Pituitary adenomas are a common intracranial neoplasm, usually demonstrating a benign phenotype. They can be classified according to pathological, radiological or clinical behaviour as typical, atypical or carcinomas, invasive or noninvasive, and aggressive or nonaggressive. Prolactinomas account for 40–60% of all pituitary adenomas, with dopamine agonists representing the first-line treatment and surgery/radiotherapy reserved for drug intolerance/resistance or in neuro-ophthalmological emergencies. We present the case of a 62-year-old man with an apparently indolent prolactin-secreting macroadenoma managed with partial resection and initially showing a biochemical response to cabergoline. Five years later, the tumour became resistant to cabergoline, despite a substantial increase in dosage, showing rapid growth and causing worsening of vision. The patient then underwent two further transsphenoidal operations and continued on high-dose cabergoline; despite these interventions, the tumour continued enlarging and prolactin increased to 107 269 U/L. Histology of the third surgical specimen demonstrated features of aggressive behaviour (atypical adenoma with a high cell proliferation index) not present in the tumour removed at the first operation. Subsequently, he was referred for radiotherapy aiming to control tumour growth.

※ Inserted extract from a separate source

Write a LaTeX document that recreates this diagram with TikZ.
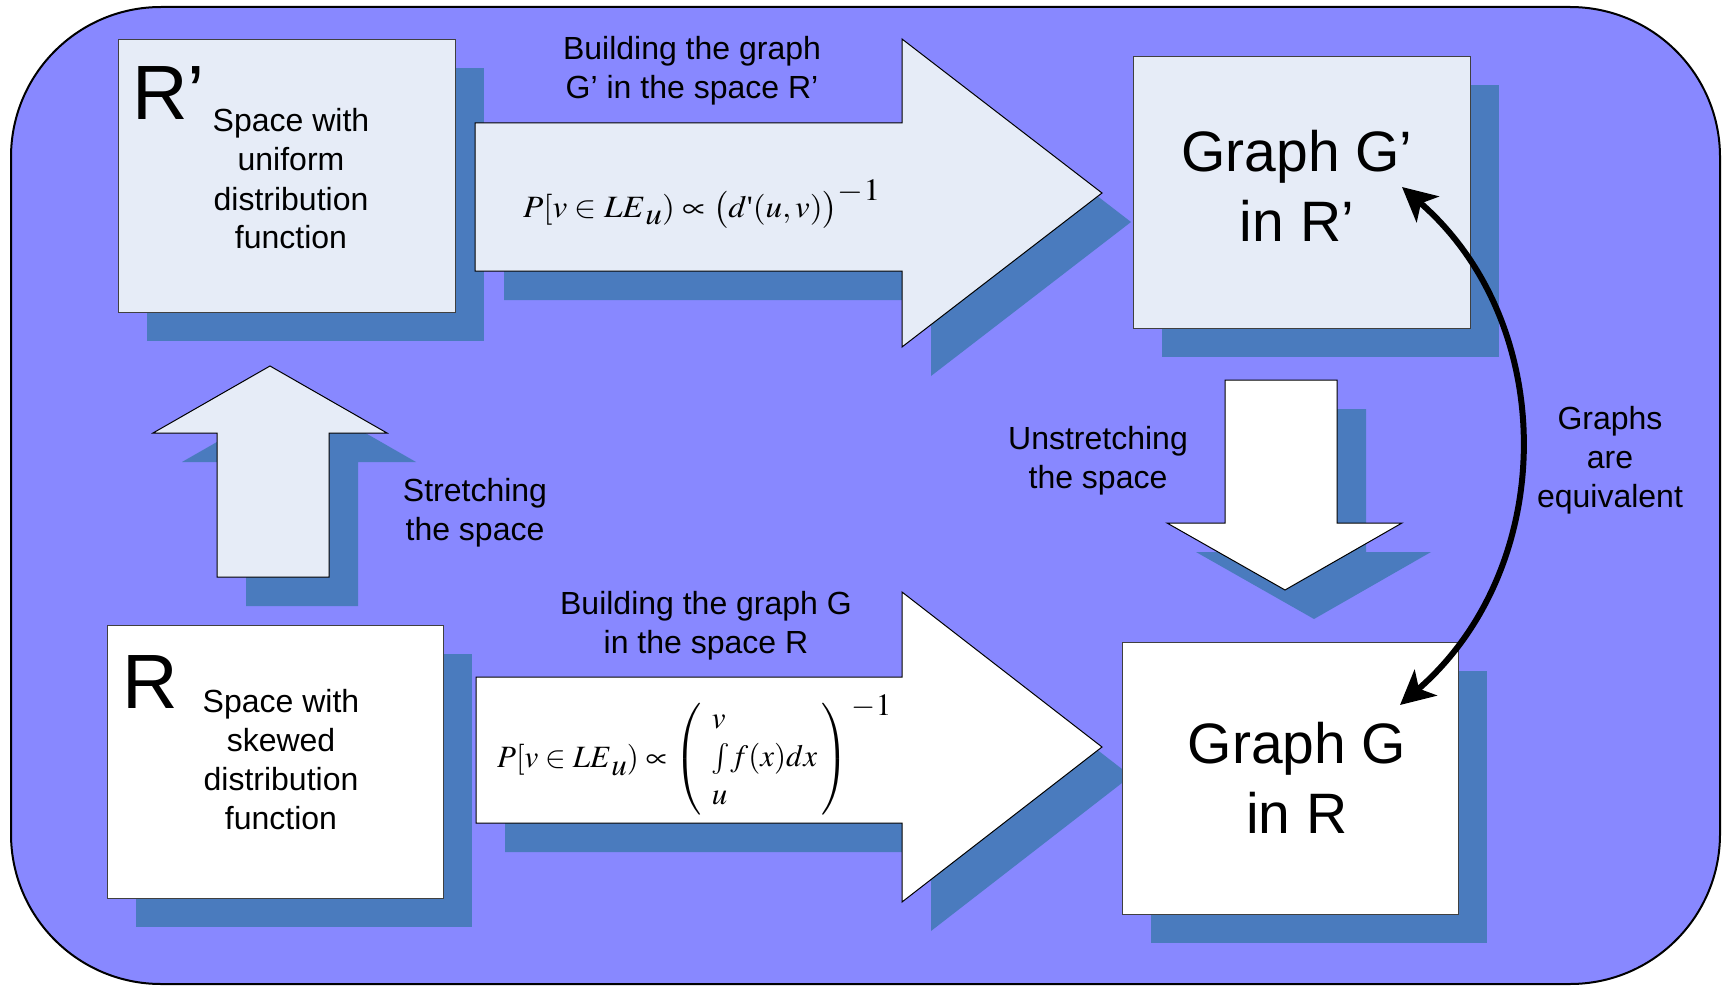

The development of secondary resistance to dopamine agonists (DAs) is a serious sign as it may be associated with de-differentiation of the prolactinoma and thus of aggressive or malignant transformation.
Significant de-differentiation of the adenoma documented on consecutive histologies suggests a possible transition to malignancy.
A combination of histological ‘alarm’ features associated with persistent growth and escape from DAs treatment in recurrent adenomas should alert clinicians and demands close follow-up.
A multidisciplinary approach by pathologists, endocrinologists and neurosurgeons is essential.